Monday, May 10, 2010

Rainy season: The fear factor

The rainy season is coming. This means big storms and big waves. Really big. As tall as your ceiling big. Sometimes bigger. Good thing I know how to duck dive.

Duck diving is the reason I shortboard. It's the reason I can surf double-overhead waves without actually catching them, riding up and over the swell before it breaks like a child on a slow-moving roller coaster. I learned how to duck dive on my first trip to Liberia, planned at the usually-perfect end of rainy season. I kind of had no choice.

That first rainy season, Nate and I don't talk about much. Whenever I refer to it, I qualify with something like, "After that, it's actually amazing we moved here." Imagine: camping in unceasing, two-week rain, sometimes a drizzle, sometimes loud enough to knock the tent down. It did knock the tent down, on a pre-dawn morning Nate and I now smile about. We had to take refuge at Nana's, slouching in plastic chairs and leaning our heads on their wooden tables three hours before breakfast started, defeated as tired students. That particular occasion, because the tent had not only collapsed but also flooded, we hung our clothes out to dry--in the rain (see actual photo of our clothes "drying" in the rain, September 2008).

So, add to unceasing rain a double-overhead swells that nothing but occasional onshores kept the surfers off of--at least the better ones. Nate was joined by his good friend Sean--who I went to school with in Cairo--and both of them can surf. Then, there were the brothers--two northern English boys with their dutiful wives. And by dutiful, imagine following your partner into the rain with a video camera, parking yourself (sometimes with a shade tent or rain shelter) as close to the break as you can, and then recording every minute of every wave they catch, every single two-week session. It made me feel like a bad girlfriend.

The waves were quadruple anything I'd ever gotten near, at least it felt that way. It was also my first time near a point break, and point break wave energy is way different than beach breaks. I was intimidated. Not intimidated enough not to paddle out--if I sat next to the wives, I looked almost evil by comparison--I would launch sometimes 400 m away from the peak and paddle against the current to the line-up. This meant I avoided any whitewater, except when I drifted inside and a set showed up.
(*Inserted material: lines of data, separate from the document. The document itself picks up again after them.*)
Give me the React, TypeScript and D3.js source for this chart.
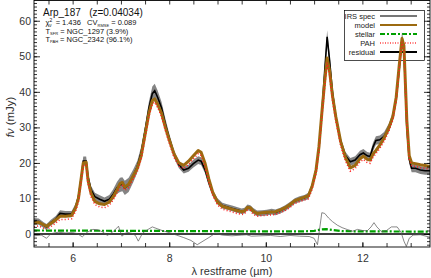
import React, { useEffect, useRef } from 'react';
import * as d3 from 'd3';

// wavelengths (micron) of the IRS spectrum and the model
const wave = [5.2, 5.3, 5.4, 5.46, 5.55, 5.65, 5.74, 5.85, 5.98, 6.06, 6.12, 6.18, 6.22, 6.28, 6.32, 6.38, 6.46, 6.56, 6.66, 6.76,
  6.84, 6.92, 6.98, 7.03, 7.08, 7.16, 7.26, 7.34, 7.42, 7.5, 7.58, 7.65, 7.7, 7.76, 7.84, 7.92, 8.0, 8.1, 8.2, 8.3,
  8.4, 8.5, 8.6, 8.66, 8.74, 8.82, 8.9, 9.0, 9.1, 9.2, 9.3, 9.4, 9.5, 9.56, 9.62, 9.68, 9.74, 9.82, 9.92, 10.02,
  10.12, 10.2, 10.3, 10.4, 10.5, 10.6, 10.7, 10.8, 10.88, 10.96, 11.04, 11.1, 11.16, 11.22, 11.27, 11.32, 11.38, 11.45, 11.55, 11.65,
  11.75, 11.85, 11.95, 12.02, 12.1, 12.16, 12.22, 12.28, 12.36, 12.45, 12.55, 12.63, 12.7, 12.76, 12.82, 12.86, 12.92, 12.97, 13.02, 13.1,
  13.2, 13.3, 13.4];
const irsSpec = [3.6, 3.5, 2.5, 2.0, 3.2, 4.2, 5.8, 5.6, 5.6, 7.5, 10.5, 16, 20.5, 20.5, 16, 12.5, 10.5, 9.8, 9.2, 9.8,
  11.2, 13, 13.8, 14.0, 13.0, 13.8, 16.5, 19, 23, 29, 35.5, 39.5, 40.3, 38.5, 35.5, 31, 27, 22.5, 19.5, 18,
  18.5, 19.8, 20.8, 20.5, 18.2, 14.5, 11.5, 9.2, 8.0, 7.6, 7.2, 6.8, 6.4, 6.6, 7.5, 7.3, 6.5, 5.8, 5.9, 6.0,
  6.3, 6.1, 6.6, 7.3, 8.2, 9.3, 9.8, 10.2, 10.7, 13.5, 18, 24, 34, 46, 55.5, 49, 40, 33, 26, 22,
  20.3, 20.8, 22.3, 22.8, 22.0, 21.8, 24.5, 26.3, 26.5, 27.5, 30.0, 33.0, 38, 46, 55, 52, 30, 21, 18.5, 18.5,
  18.0, 17.8, 17.8];
const irsErr = [0.9, 0.9, 0.8, 0.8, 0.8, 0.9, 0.9, 0.9, 0.9, 1.0, 1.0, 1.2, 1.3, 1.3, 1.2, 1.1, 1.1, 1.1, 1.1, 1.2,
  1.4, 1.7, 2.0, 2.0, 2.0, 2.0, 1.8, 1.6, 1.6, 1.7, 1.8, 2.0, 2.0, 1.9, 1.7, 1.5, 1.3, 1.1, 1.0, 1.0,
  1.0, 1.1, 1.1, 1.1, 1.0, 1.0, 0.9, 0.9, 0.8, 0.8, 0.8, 0.8, 0.8, 0.8, 0.8, 0.8, 0.8, 0.8, 0.8, 0.8,
  0.8, 0.8, 0.8, 0.8, 0.8, 0.8, 0.8, 0.8, 0.9, 0.9, 1.0, 1.1, 1.3, 1.6, 1.8, 1.6, 1.4, 1.2, 1.1, 1.1,
  1.1, 1.1, 1.1, 1.1, 1.1, 1.1, 1.2, 1.2, 1.2, 1.2, 1.2, 1.3, 1.4, 1.6, 1.8, 1.7, 1.3, 1.2, 1.1, 1.1,
  1.1, 1.1, 1.1];
const model = [3.0, 3.3, 2.6, 2.2, 3.0, 4.0, 5.0, 5.0, 5.2, 7.3, 10.0, 16, 20.0, 20.2, 15, 11.5, 9.2, 8.5, 8.3, 9.0,
  10.5, 12.5, 14.2, 14.5, 13.2, 14.0, 16.5, 18.5, 22, 28, 34, 37.5, 38, 36.5, 34, 30, 26.5, 22.5, 20, 19.3,
  20.5, 22, 23.5, 23, 20, 15.5, 11.8, 9.0, 7.8, 7.4, 7.0, 6.6, 6.3, 6.5, 7.5, 7.4, 6.4, 5.8, 6.0, 6.1,
  6.2, 6.3, 6.8, 7.4, 8.3, 9.4, 9.9, 10.4, 10.7, 13.5, 18, 24.5, 34, 43, 49.5, 46, 39, 33, 26, 21.5,
  18.6, 19.3, 21.2, 21.9, 21.0, 20.8, 22.5, 23.5, 25.0, 27.0, 30.0, 33.0, 38.5, 47, 55, 53, 32, 22, 20, 19.8,
  19.5, 19.3, 19.0];
const pah = [2.0, 2.3, 1.6, 1.2, 2.1, 3.1, 4.1, 4.1, 4.3, 6.4, 9.1, 15.1, 19.1, 19.3, 14.1, 10.6, 8.3, 7.6, 7.4, 8.1,
  9.6, 11.6, 13.3, 13.6, 12.3, 13.1, 15.6, 17.6, 21.1, 27.1, 33.1, 36.6, 37.1, 35.6, 33.1, 29.1, 25.6, 21.6, 19.1, 18.4,
  19.6, 21.1, 22.6, 22.1, 19.1, 14.6, 10.9, 8.2, 7.0, 6.6, 6.2, 5.8, 5.5, 5.7, 6.7, 6.6, 5.6, 5.0, 5.2, 5.3,
  5.4, 5.5, 6.0, 6.6, 7.5, 8.6, 9.1, 9.6, 9.9, 12.6, 17.0, 23.4, 32.8, 41.7, 48.2, 44.7, 37.7, 31.8, 24.9, 20.5,
  17.7, 18.4, 20.3, 21.0, 20.1, 19.9, 21.6, 22.6, 24.1, 26.1, 29.1, 32.1, 37.6, 46.1, 54.1, 52.1, 31.1, 21.1, 19.2, 19.0,
  18.7, 18.5, 18.2];

const stelWave = [5.2, 6.0, 7.0, 8.0, 9.0, 10.0, 10.8, 11.0, 11.15, 11.25, 11.4, 11.6, 12.0, 13.0, 13.4];
const stellar = [1.0, 0.95, 0.9, 0.85, 0.8, 0.75, 0.75, 0.9, 1.3, 1.4, 1.1, 0.8, 0.75, 0.7, 0.7];

const resWave = [5.2, 5.35, 5.46, 5.55, 5.7, 5.85, 6.0, 6.1, 6.2, 6.3, 6.42, 6.52, 6.62, 6.72, 6.85, 6.95, 7.02, 7.12, 7.22, 7.3,
  7.36, 7.45, 7.55, 7.65, 7.75, 7.85, 7.95, 8.05, 8.15, 8.3, 8.45, 8.58, 8.7, 8.82, 8.95, 9.1, 9.3, 9.5, 9.6, 9.7,
  9.9, 10.1, 10.3, 10.5, 10.7, 10.9, 11.0, 11.07, 11.12, 11.16, 11.22, 11.3, 11.38, 11.48, 11.58, 11.7, 11.8, 11.9, 12.0, 12.1,
  12.18, 12.24, 12.3, 12.4, 12.5, 12.6, 12.72, 12.8, 12.86, 12.91, 12.97, 13.05, 13.2, 13.4];
const residual = [-0.5, -0.3, -1.2, 0.1, 0.5, 0.3, 0.4, 0.1, -0.8, 0.5, 1.3, 1.2, 0.6, -0.4, 0.8, 2.2, -0.6, 0.5, 0.2, -0.4,
  -2.0, 0.3, 1.2, 2.0, 1.5, 1.0, 0.6, 0.2, -0.3, -1.0, -1.8, -3.0, -2.0, -1.0, 0.2, -0.3, -0.5, -0.3, -0.2, -0.6,
  -0.5, -0.4, -0.7, -0.4, -0.6, -0.7, -1.2, -3.0, 2.0, 6.0, 5.8, 4.5, 3.5, 2.5, 1.8, 1.2, 0.8, 1.3, 1.0, 0.9,
  2.0, 3.2, 2.0, 0.6, 1.0, 2.0, 2.0, 0.5, -2.0, -3.5, -1.2, -0.3, -0.2, -0.9];

const xMajor = [6, 8, 10, 12];
const xMinor = d3.range(5.5, 13.5, 0.5);
const yMajor = [0, 10, 20, 30, 40, 50, 60];
const yMinor = d3.range(-3, 66, 1);

const legendItems = ['IRS spec', 'model', 'stellar', 'PAH', 'residual'];

const W = 431, H = 278;
const left = 34, right = 430, top = 0.5, bottom = 247;
const sp = '\u00a0';

function Chart() {
  const ref = useRef<SVGSVGElement>(null);

  useEffect(() => {
    const svg = d3.select(ref.current);
    svg.selectAll('*').remove();
    const font = 'Liberation Sans, Arial, sans-serif';

    const x = d3.scaleLinear().domain([5.2, 13.4]).range([left, right]);
    const y = d3.scaleLinear().domain([-3.65, 65.7]).range([bottom, top]);

    // legend (drawn under the curves, like the original)
    const lg = svg.append('g');
    lg.append('rect').attr('x', 344.5).attr('y', 10.5).attr('width', 80).attr('height', 50)
      .attr('fill', 'none').attr('stroke', '#000').attr('stroke-width', 0.7);
    const styles = [
      { stroke: '#777', w: 2, dash: null },
      { stroke: '#9c6a10', w: 2, dash: null },
      { stroke: '#00a000', w: 2, dash: '5,2,2,2' },
      { stroke: '#ff4040', w: 1.5, dash: '1,1.5' },
      { stroke: '#000', w: 2, dash: null },
    ];
    legendItems.forEach((name, i) => {
      const cy = 16 + i * 9;
      lg.append('text').attr('x', 375).attr('y', cy).attr('dy', '0.35em').attr('text-anchor', 'end')
        .attr('font-family', font).attr('font-size', 7.5).attr('fill', '#222').text(name);
      lg.append('line').attr('x1', 380).attr('x2', 417).attr('y1', cy).attr('y2', cy)
        .attr('stroke', styles[i].stroke).attr('stroke-width', styles[i].w)
        .attr('stroke-dasharray', styles[i].dash);
    });

    svg.append('defs').append('clipPath').attr('id', 'plotclip')
      .append('rect').attr('x', left).attr('y', top).attr('width', right - left).attr('height', bottom - top);

    const g = svg.append('g').attr('clip-path', 'url(#plotclip)');

    const idx = d3.range(wave.length);
    const band = d3.area<number>()
      .x(i => x(wave[i]))
      .y0(i => y(irsSpec[i] - irsErr[i]))
      .y1(i => y(irsSpec[i] + irsErr[i]));
    g.append('path').attr('d', band(idx)).attr('fill', '#777').attr('opacity', 0.9);

    const line = (xs: number[], ys: number[]) =>
      d3.line<number>().x(i => x(xs[i])).y(i => y(ys[i]))(d3.range(xs.length));

    g.append('path').attr('d', line(wave, irsSpec)).attr('fill', 'none')
      .attr('stroke', '#000').attr('stroke-width', 1.6);
    g.append('path').attr('d', line(wave, model)).attr('fill', 'none')
      .attr('stroke', '#9c6a10').attr('stroke-width', 3).attr('stroke-linejoin', 'round');
    g.append('path').attr('d', line(wave, pah)).attr('fill', 'none')
      .attr('stroke', '#ff2020').attr('stroke-width', 1.6).attr('stroke-dasharray', '1,2.2');
    g.append('path').attr('d', line(stelWave, stellar)).attr('fill', 'none')
      .attr('stroke', '#00a000').attr('stroke-width', 2.2).attr('stroke-dasharray', '6,2,2,2');
    g.append('line').attr('x1', left).attr('x2', right).attr('y1', y(0)).attr('y2', y(0))
      .attr('stroke', '#000').attr('stroke-width', 1.6);
    g.append('path').attr('d', line(resWave, residual)).attr('fill', 'none')
      .attr('stroke', '#555').attr('stroke-width', 0.7);

    // axes
    const tickStyle = (sel: any) => {
      sel.select('.domain').remove();
      sel.selectAll('line').attr('stroke', '#000').attr('stroke-width', 0.8);
      sel.selectAll('text').attr('fill', '#333').attr('font-size', 10.5).attr('font-family', font);
    };
    svg.append('g').attr('transform', `translate(0,${bottom})`)
      .call(d3.axisBottom(x).tickValues(xMinor).tickSize(-4).tickFormat(() => '')).call(tickStyle);
    svg.append('g').attr('transform', `translate(0,${bottom})`)
      .call(d3.axisBottom(x).tickValues(xMajor).tickSize(-5).tickPadding(8).tickFormat(d3.format('d'))).call(tickStyle);
    svg.append('g').attr('transform', `translate(0,${top})`)
      .call(d3.axisTop(x).tickValues(xMinor).tickSize(-4).tickFormat(() => '')).call(tickStyle);
    svg.append('g').attr('transform', `translate(${left},0)`)
      .call(d3.axisLeft(y).tickValues(yMinor).tickSize(-3).tickFormat(() => '')).call(tickStyle);
    svg.append('g').attr('transform', `translate(${left},0)`)
      .call(d3.axisLeft(y).tickValues(yMajor).tickSize(-6).tickPadding(3).tickFormat(d3.format('d'))).call(tickStyle);
    svg.append('g').attr('transform', `translate(${right},0)`)
      .call(d3.axisRight(y).tickValues(yMinor).tickSize(-3).tickFormat(() => '')).call(tickStyle);
    svg.append('g').attr('transform', `translate(${right},0)`)
      .call(d3.axisRight(y).tickValues(yMajor).tickSize(-6).tickFormat(() => '')).call(tickStyle);

    svg.append('rect').attr('x', left).attr('y', top).attr('width', right - left).attr('height', bottom - top)
      .attr('fill', 'none').attr('stroke', '#000').attr('stroke-width', 0.9);

    // axis titles
    svg.append('text').attr('x', 232).attr('y', 275).attr('text-anchor', 'middle')
      .attr('font-family', font).attr('font-size', 11).attr('fill', '#333')
      .text('λ restframe (µm)');
    const yl = svg.append('text').attr('transform', 'translate(14,117) rotate(-90)').attr('text-anchor', 'middle')
      .attr('font-family', font).attr('font-size', 11.5).attr('fill', '#333');
    yl.append('tspan').attr('font-style', 'italic').text('fν');
    yl.append('tspan').text(' (mJy)');

    // annotations
    const ann = svg.append('g').attr('font-family', font).attr('fill', '#111');
    ann.append('text').attr('x', 43).attr('y', 16).attr('font-size', 10)
      .text(`Arp_187${sp}${sp}${sp}(z=0.04034)`);
    const t1 = ann.append('text').attr('x', 45.5).attr('y', 25).attr('font-size', 7.5);
    t1.append('tspan').text('χ');
    t1.append('tspan').attr('font-size', 5).attr('dy', -3).text('2');
    t1.append('tspan').attr('font-size', 4.5).attr('dx', -3).attr('dy', 4.5).text('ν');
    t1.append('tspan').attr('dy', -1.5).text(`${sp}${sp}=${sp}1.436${sp}${sp}${sp}CV`);
    t1.append('tspan').attr('font-size', 4).attr('dy', 1.5).text('RMSE');
    t1.append('tspan').attr('dy', -1.5).text(`${sp}=${sp}0.089`);
    const t2 = ann.append('text').attr('x', 45.5).attr('y', 33.5).attr('font-size', 7.5);
    t2.append('tspan').text('T');
    t2.append('tspan').attr('font-size', 4).attr('dy', 1.5).text('SFR');
    t2.append('tspan').attr('dy', -1.5).text(`${sp}=${sp}NGC_1297${sp}(3.9%)`);
    const t3 = ann.append('text').attr('x', 45.5).attr('y', 41.5).attr('font-size', 7.5);
    t3.append('tspan').text('T');
    t3.append('tspan').attr('font-size', 4).attr('dy', 1.5).text('PAH');
    t3.append('tspan').attr('dy', -1.5).text(`${sp}=${sp}NGC_2342${sp}(96.1%)`);
  }, []);

  return <svg ref={ref} width={W} height={H} style={{ position: 'absolute', left: 0, top: 0, background: '#fff' }} />;
}

export default function App() {
  return <Chart />;
}
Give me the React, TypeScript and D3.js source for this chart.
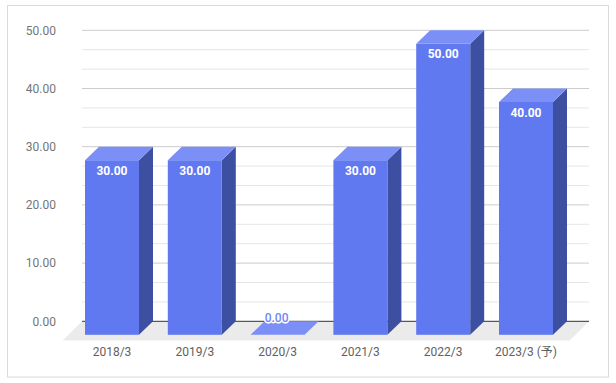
import React from "react";
import * as d3 from "d3";

const categories = ["2018/3", "2019/3", "2020/3", "2021/3", "2022/3", "2023/3 (予)"];
const values = [30, 30, 0, 30, 50, 40];
const yTicks = [0, 10, 20, 30, 40, 50];

const W = 616;
const H = 383;
const DX = 14;
const DY = 13.5;
const FONT = "Roboto, 'Noto Sans CJK JP', sans-serif";

export default function App() {
  // back-plane value scale
  const y = d3.scaleLinear().domain([0, 50]).range([321.3, 30.3]);
  // front-face band scale
  const x = d3
    .scaleBand<string>()
    .domain(categories)
    .range([70.6, 567.4])
    .paddingInner(0.3478)
    .paddingOuter(0.1739);
  const bw = x.bandwidth();
  const gridLeft = 82;
  const gridRight = 589;
  const minorTicks: number[] = [];
  for (let i = 0; i < yTicks.length - 1; i++) {
    const a = yTicks[i];
    const b = yTicks[i + 1];
    minorTicks.push(a + (b - a) / 3, a + (2 * (b - a)) / 3);
  }
  const floorDepth = 19.3;
  const y0 = y(0);

  return (
    <svg
      width={W}
      height={H}
      style={{ position: "absolute", left: 0, top: 0, background: "#fff" }}
      fontFamily={FONT}
    >
      <rect x={7.5} y={5.5} width={601} height={371.5} fill="#fff" stroke="#d9d9d9" />
      {minorTicks.map((t, i) => (
        <line key={"m" + i} x1={gridLeft} x2={gridRight} y1={y(t)} y2={y(t)} stroke="#e6e6e6" />
      ))}
      {yTicks.slice(1).map((t) => (
        <line key={"g" + t} x1={gridLeft} x2={gridRight} y1={y(t)} y2={y(t)} stroke="#cccccc" />
      ))}
      {yTicks.map((t) => (
        <text
          key={"yl" + t}
          x={56}
          y={y(t)}
          dy="0.35em"
          textAnchor="end"
          fontSize={12}
          fill="#757575"
        >
          {d3.format(".2f")(t)}
        </text>
      ))}
      {/* floor */}
      <path
        d={`M${gridLeft},${y0} L${gridRight},${y0} L${gridRight - floorDepth},${y0 + floorDepth} L${gridLeft - floorDepth},${y0 + floorDepth} Z`}
        fill="#ebebeb"
      />
      <line x1={gridLeft} x2={gridRight} y1={y0} y2={y0} stroke="#333" />
      {categories.map((c, i) => {
        const v = values[i];
        const fx = x(c)!;
        const fTop = y(v) + DY;
        const fBot = y0 + DY;
        const h = fBot - fTop;
        const top = `M${fx},${fTop} L${fx + DX},${fTop - DY} L${fx + bw + DX},${fTop - DY} L${fx + bw},${fTop} Z`;
        const side = `M${fx + bw},${fTop} L${fx + bw + DX},${fTop - DY} L${fx + bw + DX},${fBot - DY} L${fx + bw},${fBot} Z`;
        return (
          <g key={c}>
            {h > 0.5 && <path d={side} fill="#3c4fa0" />}
            {h > 0.5 && <rect x={fx} y={fTop} width={bw} height={h} fill="#6079f1" />}
            <path d={top} fill="#7b8ff6" />
          </g>
        );
      })}
      {categories.map((c, i) => {
        const v = values[i];
        const fx = x(c)!;
        const fTop = y(v) + DY;
        const cx = fx + bw / 2;
        const label = d3.format(".2f")(v);
        if (v === 0) {
          return (
            <text
              key={"v" + c}
              x={cx - 1}
              y={fTop - 13}
              textAnchor="middle"
              fontSize={12}
              fontWeight={500}
              fill="#6f86f5"
              stroke="#fff"
              strokeWidth={3}
              paintOrder="stroke"
              strokeLinejoin="round"
            >
              {label}
            </text>
          );
        }
        return (
          <text
            key={"v" + c}
            x={cx}
            y={fTop + 14.5}
            textAnchor="middle"
            fontSize={12}
            fontWeight={700}
            fill="#fff"
          >
            {label}
          </text>
        );
      })}
      {categories.map((c) => (
        <text
          key={"xl" + c}
          x={x(c)! + bw / 2}
          y={356}
          textAnchor="middle"
          fontSize={12}
          fill="#616161"
        >
          {c}
        </text>
      ))}
    </svg>
  );
}
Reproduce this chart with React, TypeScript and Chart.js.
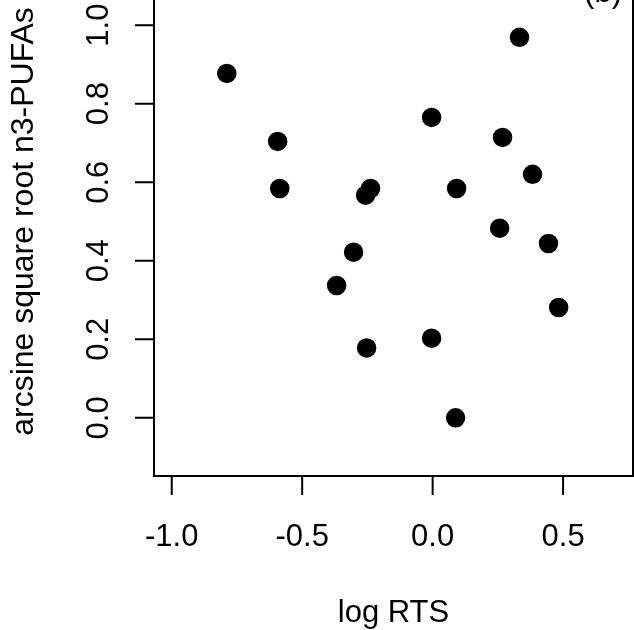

When a set showed up, I would do what I do when I get really scared--scream for Nate. I scream "Nate!!!" so loud, with so much terror, that you could be forgiven for thinking he sent the waves to land on my head, or that he had supernatural powers to rescue me. Which would be nice, but instead, he taught me how to duck-dive. By the end of the trip, I could push my board under the set waves and pop right out the back, just like a pro. That little escape trick makes all the difference, trust me.

At the moment, my wave preference is shoulder to head-high, up from chest high last rainy season. Chest high waves are hard to find in rainy season, to be honest. To catch them, you have to wait for a set to pass, sneak to the inside, catch your wave and paddle back out to where the set waves are breaking before another set comes. Your timing on the sets has to be impeccable to avoid getting smashed by a ceiling-high wall of whitewater. You also have to be lucky.